-- Information provided start --
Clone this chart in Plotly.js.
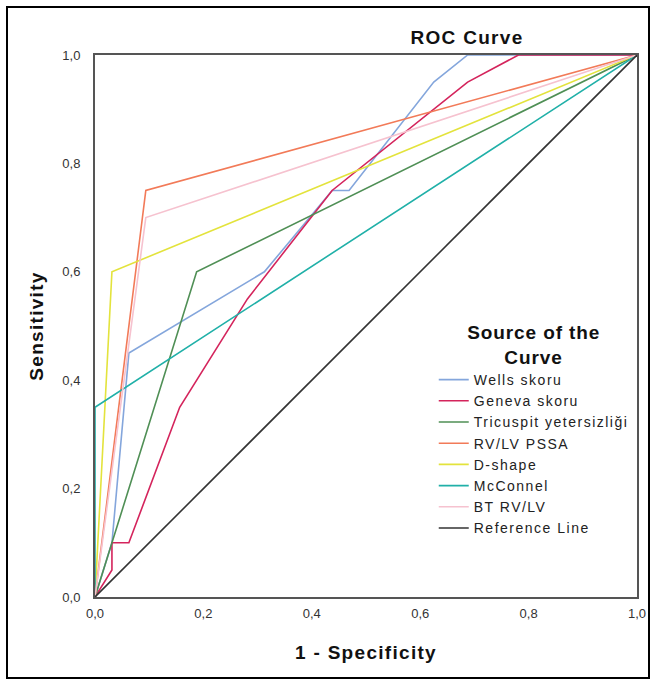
<!DOCTYPE html>
<html>
<head>
<meta charset="utf-8">
<script src="https://cdn.plot.ly/plotly-3.0.1.min.js"></script>
<style>
html,body{margin:0;padding:0;background:#fff;}
#wrap{position:relative;width:655px;height:683px;}
#frame{position:absolute;left:6px;top:6px;width:640px;height:669px;border:2px solid #000;pointer-events:none;z-index:5;}
#chart{position:absolute;left:0;top:0;width:655px;height:683px;}
text.gtitle, text.xtitle, text.ytitle {letter-spacing:1.3px;}
text.legendtitletext {letter-spacing:0.9px;}
text.legendtext {letter-spacing:1.5px;}
</style>
</head>
<body>
<div id="wrap"><div id="chart"></div><div id="frame"></div></div>
<script>
// Series names (legend order)
var seriesNames = ["Wells skoru", "Geneva skoru", "Tricuspit yetersizliği", "RV/LV PSSA", "D-shape", "McConnel", "BT RV/LV", "Reference Line"];
var seriesColors = ["#84a6dc", "#d4245c", "#4f8f55", "#f27a58", "#e3e33c", "#20b0a8", "#f6c2cf", "#333333"];

// 1 - Specificity (x) and Sensitivity (y) per series
var wellsX = [0, 0.03125, 0.0625, 0.3125, 0.4375, 0.46875, 0.625, 0.6875, 1];
var wellsY = [0, 0.10, 0.45, 0.60, 0.75, 0.75, 0.95, 1.00, 1];

var genevaX = [0, 0.03125, 0.03125, 0.0625, 0.15625, 0.28125, 0.4375, 0.6875, 0.78125, 1];
var genevaY = [0, 0.05, 0.10, 0.10, 0.35, 0.55, 0.75, 0.95, 1.00, 1];

var tricuspitX = [0, 0.1875, 1];
var tricuspitY = [0, 0.60, 1];

var rvlvPssaX = [0, 0.09375, 1];
var rvlvPssaY = [0, 0.75, 1];

var dShapeX = [0, 0.03125, 1];
var dShapeY = [0, 0.60, 1];

var mcConnelX = [0, 0, 1];
var mcConnelY = [0, 0.35, 1];

var btRvlvX = [0, 0.09375, 1];
var btRvlvY = [0, 0.70, 1];

var refX = [0, 1];
var refY = [0, 1];

var tickVals = [0, 0.2, 0.4, 0.6, 0.8, 1.0];
var tickText = ["0,0", "0,2", "0,4", "0,6", "0,8", "1,0"];

var xs = [wellsX, genevaX, tricuspitX, rvlvPssaX, dShapeX, mcConnelX, btRvlvX, refX];
var ys = [wellsY, genevaY, tricuspitY, rvlvPssaY, dShapeY, mcConnelY, btRvlvY, refY];

var traces = seriesNames.map(function(n, i){
  return {x: xs[i], y: ys[i], name: n, type: "scatter", mode: "lines",
          line: {color: seriesColors[i], width: 1.6}};
});

var nb = "&nbsp;&nbsp;&nbsp;&nbsp;&nbsp;&nbsp;";

var layout = {
  width: 655, height: 683,
  margin: {l: 95, r: 18, t: 55, b: 86},
  paper_bgcolor: "#fff", plot_bgcolor: "#fff",
  font: {family: "Liberation Sans, Arial, sans-serif", color: "#222", size: 13},
  title: {text: "<b>ROC Curve</b>", x: 0.713, xanchor: "center", y: 0.945, yanchor: "middle",
          font: {size: 19, color: "#111"}},
  xaxis: {range: [0, 1], tickvals: tickVals, ticktext: tickText, showgrid: false, zeroline: false,
          showline: true, mirror: true, linecolor: "#555", linewidth: 2, ticks: "",
          ticklabelstandoff: 3,
          tickfont: {size: 13, color: "#333"},
          title: {text: "<b>1 - Specificity</b>", font: {size: 19, color: "#111"}, standoff: 26}},
  yaxis: {range: [0, 1], tickvals: tickVals, ticktext: tickText, showgrid: false, zeroline: false,
          showline: true, mirror: true, linecolor: "#555", linewidth: 2, ticks: "",
          ticklabelstandoff: 10,
          tickfont: {size: 13, color: "#333"},
          title: {text: "<b>Sensitivity</b>", font: {size: 19, color: "#111"}, standoff: 14}},
  showlegend: true,
  legend: {x: 0.625, y: 0.521, xanchor: "left", yanchor: "top", bgcolor: "rgba(255,255,255,0)",
           font: {size: 14, color: "#222"}, itemwidth: 30, tracegroupgap: 0,
           title: {text: "<b>Source of the<br>" + nb + "Curve</b>", side: "top center", font: {size: 19, color: "#111"}}}
};

Plotly.newPlot("chart", traces, layout, {displayModeBar: false, staticPlot: true});
</script>
</body>
</html>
-- Information provided end --
Look at the listing and set down only the lines from its start through the line with "mcConnelY, btRvlvY, refY];", word for word and without pictures.

Clone this chart in Plotly.js.
<!DOCTYPE html>
<html>
<head>
<meta charset="utf-8">
<script src="https://cdn.plot.ly/plotly-3.0.1.min.js"></script>
<style>
html,body{margin:0;padding:0;background:#fff;}
#wrap{position:relative;width:655px;height:683px;}
#frame{position:absolute;left:6px;top:6px;width:640px;height:669px;border:2px solid #000;pointer-events:none;z-index:5;}
#chart{position:absolute;left:0;top:0;width:655px;height:683px;}
text.gtitle, text.xtitle, text.ytitle {letter-spacing:1.3px;}
text.legendtitletext {letter-spacing:0.9px;}
text.legendtext {letter-spacing:1.5px;}
</style>
</head>
<body>
<div id="wrap"><div id="chart"></div><div id="frame"></div></div>
<script>
// Series names (legend order)
var seriesNames = ["Wells skoru", "Geneva skoru", "Tricuspit yetersizliği", "RV/LV PSSA", "D-shape", "McConnel", "BT RV/LV", "Reference Line"];
var seriesColors = ["#84a6dc", "#d4245c", "#4f8f55", "#f27a58", "#e3e33c", "#20b0a8", "#f6c2cf", "#333333"];

// 1 - Specificity (x) and Sensitivity (y) per series
var wellsX = [0, 0.03125, 0.0625, 0.3125, 0.4375, 0.46875, 0.625, 0.6875, 1];
var wellsY = [0, 0.10, 0.45, 0.60, 0.75, 0.75, 0.95, 1.00, 1];

var genevaX = [0, 0.03125, 0.03125, 0.0625, 0.15625, 0.28125, 0.4375, 0.6875, 0.78125, 1];
var genevaY = [0, 0.05, 0.10, 0.10, 0.35, 0.55, 0.75, 0.95, 1.00, 1];

var tricuspitX = [0, 0.1875, 1];
var tricuspitY = [0, 0.60, 1];

var rvlvPssaX = [0, 0.09375, 1];
var rvlvPssaY = [0, 0.75, 1];

var dShapeX = [0, 0.03125, 1];
var dShapeY = [0, 0.60, 1];

var mcConnelX = [0, 0, 1];
var mcConnelY = [0, 0.35, 1];

var btRvlvX = [0, 0.09375, 1];
var btRvlvY = [0, 0.70, 1];

var refX = [0, 1];
var refY = [0, 1];

var tickVals = [0, 0.2, 0.4, 0.6, 0.8, 1.0];
var tickText = ["0,0", "0,2", "0,4", "0,6", "0,8", "1,0"];

var xs = [wellsX, genevaX, tricuspitX, rvlvPssaX, dShapeX, mcConnelX, btRvlvX, refX];
var ys = [wellsY, genevaY, tricuspitY, rvlvPssaY, dShapeY, mcConnelY, btRvlvY, refY];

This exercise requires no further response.